Puncaknya "sangat mirip dengan piramida, [jadi] dengan cara ini semua makam kerajaan yang dibangun di lembah ditempatkan di bawah piramida," jelas Miroslav Bárta, seorang ahli Mesir Kuno yang merupakan wakil rektor Charles University di Republik Ceko.
Bagi para firaun Mesir, piramida penting karena merupakan tempat "kenaikan dan transformasi" ke alam baka, tulis Mark Lehner, direktur dan presidenncient Egypt Research Associates, dalam bukunya yang berujuul "The Complete Pyramids: Solving the Ancient Mysteries" (Thames dan Hudson, 1997).
Topografi Luxor, yang menjadi ibu kota Mesir selama Kerajaan Baru (1550 hingga 1070 Sebelum Masehi) mungkin juga berperan dalam penurunan konstruksi piramida. Daerah itu terlalu terbatas dan banyak gumapalan dan gundukan di sana. Dengan kata lain, ibu kota kuno itu mungkin terlalu kecil dan secara arsitektur menantang untuk dijadikan rumah bagi piramida baru.
Perubahan agama yang menekankan pembangunan makam di bawah tanah adalah kemungkinan alasan lain orang-orang Mesir tak lagi membangun piramida besar. "Selama Kerajaan Baru, konsep perjalanan malam raja melalui Netherworld menjadi sangat populer, dan ini membutuhkan rencana canggih dari makam yang dipahat di batuan dasar di bawah tanah," kata Bárta. Makam bawah tanah yang dipahat di Lembah Para Raja sangat cocok dengan konsep ini.
Meski para firaun telah berhenti membangun piramida, orang-orang kaya Mesir kuno tetap melanjutkan praktik tersebut. Misalnya, sebuah makam berusia 3.300 tahun di Abydos, yang dibangun untuk seorang juru tulis bernama Horemheb, memiliki piramida setinggi 7 meter di pintu masuknya, kata para arkeolog pada tahun 2014.
Selama milenium pertama Sebelum Masehi, bangunan piramida juga menjadi populer di Nubia, daerah yang sekarang menjadi Sudan dan bagian selatan Mesir. Nubia membangun piramida-piramida untuk keluarga kerajaan dan individu tertentu.
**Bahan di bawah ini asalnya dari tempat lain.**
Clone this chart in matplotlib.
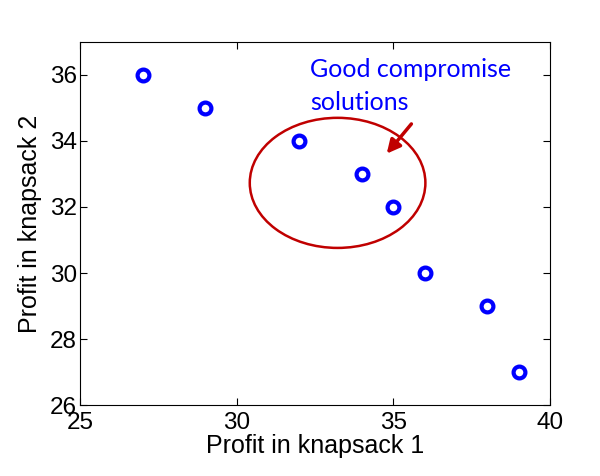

Berapa banyak yang mereka bangun tidak jelas. Namun Lehner mencatat dalam bukunya bahwa ada sekitar 180 piramida kerajaan. Adapun penelitian arkeologi baru-baru ini mengungkapkan bahwa ada lebih banyak piramida yang dibangun untuk individu-individu perseorangan. Para penguasa Nubia terus membangun piramida hingga sekitar 1.700 tahun yang lalu.